Friday, July 20, 2012

We're in the middle now!

Yeah, I've been really bad. I would like to make more time for blogging. Its so fun to read back on things. I've realized how fast I forget things that have happened. 

Well life is good. We've been so so blessed. We have a pretty sweet garden (thanks to Caleb's master  gardener skills and his cute grandparents). He is seriously a dream boy. He works so hard in school and is getting all A's. He cooks when I need him to (and sometimes just because). He makes sure our garden is getting everything it needs to be a success. He even sews my clothes that rip! ha ha. I know you're thinking, "So Paige, what do you do!?" ha ha. We're sort of in an awkward time right now. Caleb is no longer working at SDL so I'm working full time and enjoying a short break from school while Caleb is going to school and trying to find a job. He is going into physical therapy for any of you who didn't know. His original plan was engineering, but that changed last year. He never really loved it and seemed to feel that he found his niche when  he discovered his interest in medical stuff. I just want him to LOVE his job and be excited about it. He never was that way about engineering.

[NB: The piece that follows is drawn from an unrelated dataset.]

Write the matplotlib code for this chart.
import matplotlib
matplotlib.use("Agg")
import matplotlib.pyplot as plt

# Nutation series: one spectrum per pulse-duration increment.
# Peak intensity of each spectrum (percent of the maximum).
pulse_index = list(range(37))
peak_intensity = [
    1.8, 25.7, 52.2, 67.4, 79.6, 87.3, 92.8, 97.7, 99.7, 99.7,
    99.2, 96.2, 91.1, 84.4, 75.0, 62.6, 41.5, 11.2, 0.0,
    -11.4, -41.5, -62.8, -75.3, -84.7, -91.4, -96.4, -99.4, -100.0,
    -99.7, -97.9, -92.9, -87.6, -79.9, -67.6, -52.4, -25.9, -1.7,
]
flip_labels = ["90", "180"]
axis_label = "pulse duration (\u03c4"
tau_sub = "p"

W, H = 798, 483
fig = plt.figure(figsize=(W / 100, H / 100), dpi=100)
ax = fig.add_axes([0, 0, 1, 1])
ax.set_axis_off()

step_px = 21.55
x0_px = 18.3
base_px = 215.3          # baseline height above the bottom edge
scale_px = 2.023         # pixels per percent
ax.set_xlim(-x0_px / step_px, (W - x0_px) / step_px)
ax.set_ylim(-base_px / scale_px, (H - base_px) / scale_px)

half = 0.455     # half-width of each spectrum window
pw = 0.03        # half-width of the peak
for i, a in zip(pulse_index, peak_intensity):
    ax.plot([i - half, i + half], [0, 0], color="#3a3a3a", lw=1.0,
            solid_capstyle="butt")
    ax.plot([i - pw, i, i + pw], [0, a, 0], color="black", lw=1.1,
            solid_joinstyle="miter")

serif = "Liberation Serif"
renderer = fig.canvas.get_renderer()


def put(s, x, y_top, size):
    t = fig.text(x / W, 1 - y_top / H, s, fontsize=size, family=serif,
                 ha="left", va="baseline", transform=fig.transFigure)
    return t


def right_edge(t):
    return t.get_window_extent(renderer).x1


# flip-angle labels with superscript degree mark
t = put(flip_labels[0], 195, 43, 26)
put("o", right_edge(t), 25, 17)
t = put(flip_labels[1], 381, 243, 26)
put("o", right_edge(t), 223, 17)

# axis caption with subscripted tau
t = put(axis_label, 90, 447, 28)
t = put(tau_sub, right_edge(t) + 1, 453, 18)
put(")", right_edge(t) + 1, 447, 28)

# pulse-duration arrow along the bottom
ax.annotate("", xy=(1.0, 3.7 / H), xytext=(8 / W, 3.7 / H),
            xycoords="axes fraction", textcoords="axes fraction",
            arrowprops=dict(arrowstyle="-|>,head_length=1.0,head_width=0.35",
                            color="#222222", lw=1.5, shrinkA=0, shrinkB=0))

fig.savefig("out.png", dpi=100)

Lately the theme to my life has shifted a little. I feel so blessed for everything that I have, but there is so much that I want and look forward to. All the sudden when I got married people say to me when I am adoring a child, "you're baby hungry huh?" Um... Yes, but not because I'm married. I've been this crazy about kids since I was one! ha ha. I know I need to slow down and enjoy this journey, but I'm so excited to be a mom!  Caleb and I read a talk the other night,  Always in the middle by President Uchtdorf. Here is the link if you'd like to go read it:   https://www.lds.org/liahona/2012/07/always-in-the-middle?lang=eng&query=middle



As we read it I realized something. I always pictured marriage as the middle of marriage; not the newly wed stage and not the empty-nesters. I pictured marriage as the part when Caleb works hard at a job he loves while I'm home with our adorable children. I pictured Caleb coming home at night with children happy and clean, dinner hot and ready, and home decorated and spotless. I pictured a lovely family meal together, scripture reading time, play time, then putting the children to bed together. This was my happily ever after. Heavenly Father knows I have much to learn.

First of all, the bearing and raising children stage is usually less than half of our lives. I am learning to be happy in every stage of my life. Secondly, even when I am in that ideal stage of being in the middle of marriage - things will NOT be perfect (and may I add nor were they intended to be!) 

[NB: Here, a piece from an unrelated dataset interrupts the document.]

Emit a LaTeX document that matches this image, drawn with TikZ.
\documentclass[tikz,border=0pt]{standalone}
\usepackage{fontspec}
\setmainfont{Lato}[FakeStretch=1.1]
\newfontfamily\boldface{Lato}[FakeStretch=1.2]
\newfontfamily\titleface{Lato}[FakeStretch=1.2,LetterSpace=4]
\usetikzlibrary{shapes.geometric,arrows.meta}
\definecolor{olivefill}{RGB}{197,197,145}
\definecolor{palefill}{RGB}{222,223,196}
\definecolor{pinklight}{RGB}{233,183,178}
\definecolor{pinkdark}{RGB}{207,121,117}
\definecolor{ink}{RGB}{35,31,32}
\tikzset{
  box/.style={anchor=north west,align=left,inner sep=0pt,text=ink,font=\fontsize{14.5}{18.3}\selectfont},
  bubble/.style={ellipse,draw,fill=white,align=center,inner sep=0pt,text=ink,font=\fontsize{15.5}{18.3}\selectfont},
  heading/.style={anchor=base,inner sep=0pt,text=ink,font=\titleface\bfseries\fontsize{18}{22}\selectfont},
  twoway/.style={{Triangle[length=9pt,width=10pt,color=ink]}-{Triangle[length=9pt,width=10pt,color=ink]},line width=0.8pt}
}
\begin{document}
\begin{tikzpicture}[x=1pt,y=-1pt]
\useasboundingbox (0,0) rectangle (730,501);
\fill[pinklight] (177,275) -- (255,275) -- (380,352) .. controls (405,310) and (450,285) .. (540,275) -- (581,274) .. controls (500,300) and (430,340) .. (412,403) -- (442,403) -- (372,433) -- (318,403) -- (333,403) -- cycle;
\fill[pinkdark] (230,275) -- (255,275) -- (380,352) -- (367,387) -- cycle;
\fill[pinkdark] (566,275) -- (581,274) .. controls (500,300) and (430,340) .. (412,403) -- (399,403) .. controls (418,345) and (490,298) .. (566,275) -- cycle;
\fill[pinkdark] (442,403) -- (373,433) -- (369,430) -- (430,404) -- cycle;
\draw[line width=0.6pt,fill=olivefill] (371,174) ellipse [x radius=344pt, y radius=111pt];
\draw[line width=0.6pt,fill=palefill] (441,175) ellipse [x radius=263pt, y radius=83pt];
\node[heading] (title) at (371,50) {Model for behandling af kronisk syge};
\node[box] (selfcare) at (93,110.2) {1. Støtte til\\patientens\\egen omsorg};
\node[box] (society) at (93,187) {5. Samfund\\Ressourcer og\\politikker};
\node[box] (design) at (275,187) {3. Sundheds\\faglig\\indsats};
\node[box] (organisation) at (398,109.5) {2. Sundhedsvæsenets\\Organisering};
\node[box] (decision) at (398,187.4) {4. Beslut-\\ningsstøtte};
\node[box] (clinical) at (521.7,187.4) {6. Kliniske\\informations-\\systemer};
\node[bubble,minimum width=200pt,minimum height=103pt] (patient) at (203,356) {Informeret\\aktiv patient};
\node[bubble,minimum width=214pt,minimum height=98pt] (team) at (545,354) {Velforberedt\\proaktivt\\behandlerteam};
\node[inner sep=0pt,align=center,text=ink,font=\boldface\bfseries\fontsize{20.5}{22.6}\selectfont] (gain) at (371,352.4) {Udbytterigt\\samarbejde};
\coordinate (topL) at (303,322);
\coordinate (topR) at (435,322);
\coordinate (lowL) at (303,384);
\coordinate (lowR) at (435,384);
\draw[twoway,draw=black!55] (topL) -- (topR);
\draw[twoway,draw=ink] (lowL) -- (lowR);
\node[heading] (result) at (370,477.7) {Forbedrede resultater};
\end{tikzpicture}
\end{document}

This talk was so good because I need to see myself always in the middle. I'm not too inexperienced at marriage to know how to strengthen it. Caleb and I can be setting family traditions with or without children. I can be the best mom now. I don't have to have children in my home to be a mom. Also, I can be the best wife now.Thank goodness for the gospel! 

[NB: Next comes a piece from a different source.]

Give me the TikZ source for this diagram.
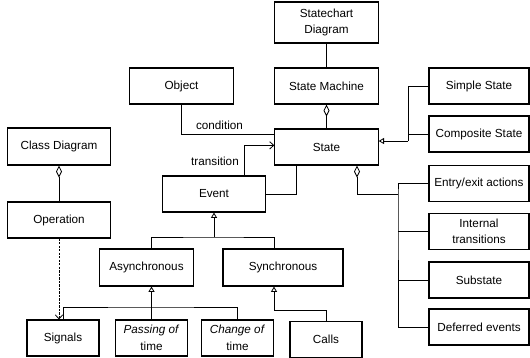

On another note: I never pictured myself actually going and finishing college. I just have kept at it and listened to the Holy Ghost for guidance. Right now I am set to graduate from Weber State next year and my plan is to go to PA school after that ( which is two years). Caleb and I both feel it is important for me to finish my education. I know many women inside and out of my family who had to work 40+ hours a week to provide for their children. If anything every happened to Caleb, I need to be prepared. I think its much harder for children to have to raise each other because mom is working to put food on the table than for a women to just finish her education so that she's not begging for low paying jobs. I watched my  mom quit school when I was young so she could finish raising us. When she was left a single mom less than 10 years later she had to work hard physical labor to provide. She is a good women and I'm so grateful for her sacrifice. Too many women are left in this situation and too often the children suffer the most.
 I know that as we trust Heavenly Father, things will work out.